"""
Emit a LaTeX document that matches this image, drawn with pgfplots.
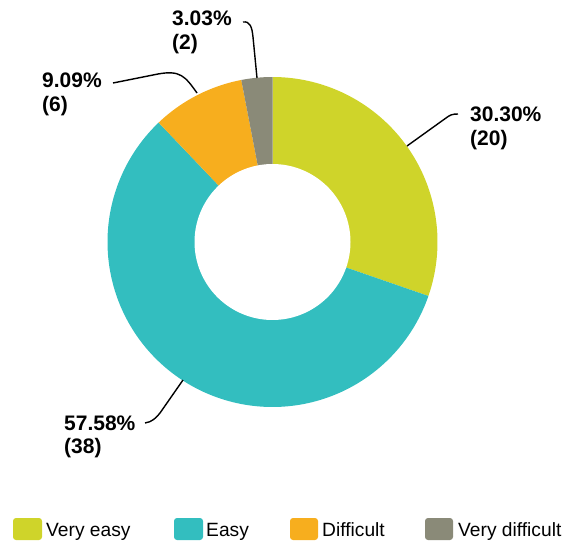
\documentclass[border=0pt]{standalone}
\usepackage{pgfplots}
\usepackage{pgfplotstable}
\pgfplotsset{compat=1.18}
\usepackage{fontspec}
\setmainfont{Liberation Sans}
\definecolor{cVE}{HTML}{CFD42A}
\definecolor{cE}{HTML}{33BEBF}
\definecolor{cD}{HTML}{F7AE1E}
\definecolor{cVD}{HTML}{8A8A78}
\pgfplotstableread{
idx value
0 20
1 38
2 6
3 2
}\pietable
\begin{document}
\begin{tikzpicture}
\pgfplotstablegetelem{0}{value}\of\pietable\edef\vA{\pgfplotsretval}
\pgfplotstablegetelem{1}{value}\of\pietable\edef\vB{\pgfplotsretval}
\pgfplotstablegetelem{2}{value}\of\pietable\edef\vC{\pgfplotsretval}
\pgfplotstablegetelem{3}{value}\of\pietable\edef\vD{\pgfplotsretval}
\pgfmathsetmacro\tot{\vA+\vB+\vC+\vD}
\pgfmathsetmacro\aA{90}
\pgfmathsetmacro\aB{90-360*\vA/\tot}
\pgfmathsetmacro\aC{\aB-360*\vB/\tot}
\pgfmathsetmacro\aD{\aC-360*\vC/\tot}
\pgfmathsetmacro\aE{\aD-360*\vD/\tot}
\def\cx{272.5}\def\cy{300}\def\R{165}\def\r{78}
\begin{axis}[width=565pt,height=542pt,scale only axis,
  xmin=0,xmax=565,ymin=0,ymax=542,hide axis,clip=false]
\draw[draw=none] (axis cs:0,0) rectangle (axis cs:565,542);
\addplot[fill=cVE, draw=none, domain=\aB:\aA, samples=80]
  ({\cx+\R*cos(x)},{\cy+\R*sin(x)}) -- (axis cs:\cx,\cy) -- cycle;
\addplot[fill=cE, draw=none, domain=\aC:\aB, samples=150]
  ({\cx+\R*cos(x)},{\cy+\R*sin(x)}) -- (axis cs:\cx,\cy) -- cycle;
\addplot[fill=cD, draw=none, domain=\aD:\aC, samples=40]
  ({\cx+\R*cos(x)},{\cy+\R*sin(x)}) -- (axis cs:\cx,\cy) -- cycle;
\addplot[fill=cVD, draw=none, domain=\aE:\aD, samples=20]
  ({\cx+\R*cos(x)},{\cy+\R*sin(x)}) -- (axis cs:\cx,\cy) -- cycle;
\addplot[fill=white, draw=none, domain=0:360, samples=150]
  ({\cx+\r*cos(x)},{\cy+\r*sin(x)}) -- cycle;
% leader lines
\draw[line width=1.4pt] (axis cs:458,428) .. controls (axis cs:452,428) and (axis cs:450,427) .. (axis cs:446,424) -- (axis cs:407,396);
\draw[line width=1.4pt] (axis cs:243,520) .. controls (axis cs:250,521) and (axis cs:252,515) .. (axis cs:253,505) -- (axis cs:257,464);
\draw[line width=1.4pt] (axis cs:113,459) -- (axis cs:158,468) .. controls (axis cs:180,472) and (axis cs:185,466) .. (axis cs:197,449);
\draw[line width=1.4pt] (axis cs:145,119) .. controls (axis cs:152,120) and (axis cs:156,124) .. (axis cs:160,129) -- (axis cs:183,162);
% labels
\tikzset{lab/.style={anchor=base west,inner sep=0pt,font=\fontsize{21}{24}\selectfont\bfseries}}
\node[lab] at (axis cs:470,420) {30.30\%};
\node[lab] at (axis cs:470,396) {(20)};
\node[lab] at (axis cs:172,516) {3.03\%};
\node[lab] at (axis cs:172,492) {(2)};
\node[lab] at (axis cs:42,454) {9.09\%};
\node[lab] at (axis cs:42,430) {(6)};
\node[lab] at (axis cs:64,112) {57.58\%};
\node[lab] at (axis cs:64,89) {(38)};
% legend
\tikzset{leg/.style={anchor=base west,inner sep=0pt,font=\fontsize{19.2}{22}\selectfont}}
\fill[cVE,rounded corners=3pt] (axis cs:13,2) rectangle (axis cs:42,24);
\node[leg] at (axis cs:46,6) {Very easy};
\fill[cE,rounded corners=3pt] (axis cs:174,2) rectangle (axis cs:203,24);
\node[leg] at (axis cs:206,6) {Easy};
\fill[cD,rounded corners=3pt] (axis cs:290,2) rectangle (axis cs:318,24);
\node[leg] at (axis cs:322,6) {Difficult};
\fill[cVD,rounded corners=3pt] (axis cs:425,2) rectangle (axis cs:453,24);
\node[leg] at (axis cs:458,6) {Very difficult};
\end{axis}
\end{tikzpicture}
\end{document}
"""
Requirements. Leave the pictures out, and print every line of the listing exactly as written.

The reply.
Emit a LaTeX document that matches this image, drawn with pgfplots.
\documentclass[border=0pt]{standalone}
\usepackage{pgfplots}
\usepackage{pgfplotstable}
\pgfplotsset{compat=1.18}
\usepackage{fontspec}
\setmainfont{Liberation Sans}
\definecolor{cVE}{HTML}{CFD42A}
\definecolor{cE}{HTML}{33BEBF}
\definecolor{cD}{HTML}{F7AE1E}
\definecolor{cVD}{HTML}{8A8A78}
\pgfplotstableread{
idx value
0 20
1 38
2 6
3 2
}\pietable
\begin{document}
\begin{tikzpicture}
\pgfplotstablegetelem{0}{value}\of\pietable\edef\vA{\pgfplotsretval}
\pgfplotstablegetelem{1}{value}\of\pietable\edef\vB{\pgfplotsretval}
\pgfplotstablegetelem{2}{value}\of\pietable\edef\vC{\pgfplotsretval}
\pgfplotstablegetelem{3}{value}\of\pietable\edef\vD{\pgfplotsretval}
\pgfmathsetmacro\tot{\vA+\vB+\vC+\vD}
\pgfmathsetmacro\aA{90}
\pgfmathsetmacro\aB{90-360*\vA/\tot}
\pgfmathsetmacro\aC{\aB-360*\vB/\tot}
\pgfmathsetmacro\aD{\aC-360*\vC/\tot}
\pgfmathsetmacro\aE{\aD-360*\vD/\tot}
\def\cx{272.5}\def\cy{300}\def\R{165}\def\r{78}
\begin{axis}[width=565pt,height=542pt,scale only axis,
  xmin=0,xmax=565,ymin=0,ymax=542,hide axis,clip=false]
\draw[draw=none] (axis cs:0,0) rectangle (axis cs:565,542);
\addplot[fill=cVE, draw=none, domain=\aB:\aA, samples=80]
  ({\cx+\R*cos(x)},{\cy+\R*sin(x)}) -- (axis cs:\cx,\cy) -- cycle;
\addplot[fill=cE, draw=none, domain=\aC:\aB, samples=150]
  ({\cx+\R*cos(x)},{\cy+\R*sin(x)}) -- (axis cs:\cx,\cy) -- cycle;
\addplot[fill=cD, draw=none, domain=\aD:\aC, samples=40]
  ({\cx+\R*cos(x)},{\cy+\R*sin(x)}) -- (axis cs:\cx,\cy) -- cycle;
\addplot[fill=cVD, draw=none, domain=\aE:\aD, samples=20]
  ({\cx+\R*cos(x)},{\cy+\R*sin(x)}) -- (axis cs:\cx,\cy) -- cycle;
\addplot[fill=white, draw=none, domain=0:360, samples=150]
  ({\cx+\r*cos(x)},{\cy+\r*sin(x)}) -- cycle;
% leader lines
\draw[line width=1.4pt] (axis cs:458,428) .. controls (axis cs:452,428) and (axis cs:450,427) .. (axis cs:446,424) -- (axis cs:407,396);
\draw[line width=1.4pt] (axis cs:243,520) .. controls (axis cs:250,521) and (axis cs:252,515) .. (axis cs:253,505) -- (axis cs:257,464);
\draw[line width=1.4pt] (axis cs:113,459) -- (axis cs:158,468) .. controls (axis cs:180,472) and (axis cs:185,466) .. (axis cs:197,449);
\draw[line width=1.4pt] (axis cs:145,119) .. controls (axis cs:152,120) and (axis cs:156,124) .. (axis cs:160,129) -- (axis cs:183,162);
% labels
\tikzset{lab/.style={anchor=base west,inner sep=0pt,font=\fontsize{21}{24}\selectfont\bfseries}}
\node[lab] at (axis cs:470,420) {30.30\%};
\node[lab] at (axis cs:470,396) {(20)};
\node[lab] at (axis cs:172,516) {3.03\%};
\node[lab] at (axis cs:172,492) {(2)};
\node[lab] at (axis cs:42,454) {9.09\%};
\node[lab] at (axis cs:42,430) {(6)};
\node[lab] at (axis cs:64,112) {57.58\%};
\node[lab] at (axis cs:64,89) {(38)};
% legend
\tikzset{leg/.style={anchor=base west,inner sep=0pt,font=\fontsize{19.2}{22}\selectfont}}
\fill[cVE,rounded corners=3pt] (axis cs:13,2) rectangle (axis cs:42,24);
\node[leg] at (axis cs:46,6) {Very easy};
\fill[cE,rounded corners=3pt] (axis cs:174,2) rectangle (axis cs:203,24);
\node[leg] at (axis cs:206,6) {Easy};
\fill[cD,rounded corners=3pt] (axis cs:290,2) rectangle (axis cs:318,24);
\node[leg] at (axis cs:322,6) {Difficult};
\fill[cVD,rounded corners=3pt] (axis cs:425,2) rectangle (axis cs:453,24);
\node[leg] at (axis cs:458,6) {Very difficult};
\end{axis}
\end{tikzpicture}
\end{document}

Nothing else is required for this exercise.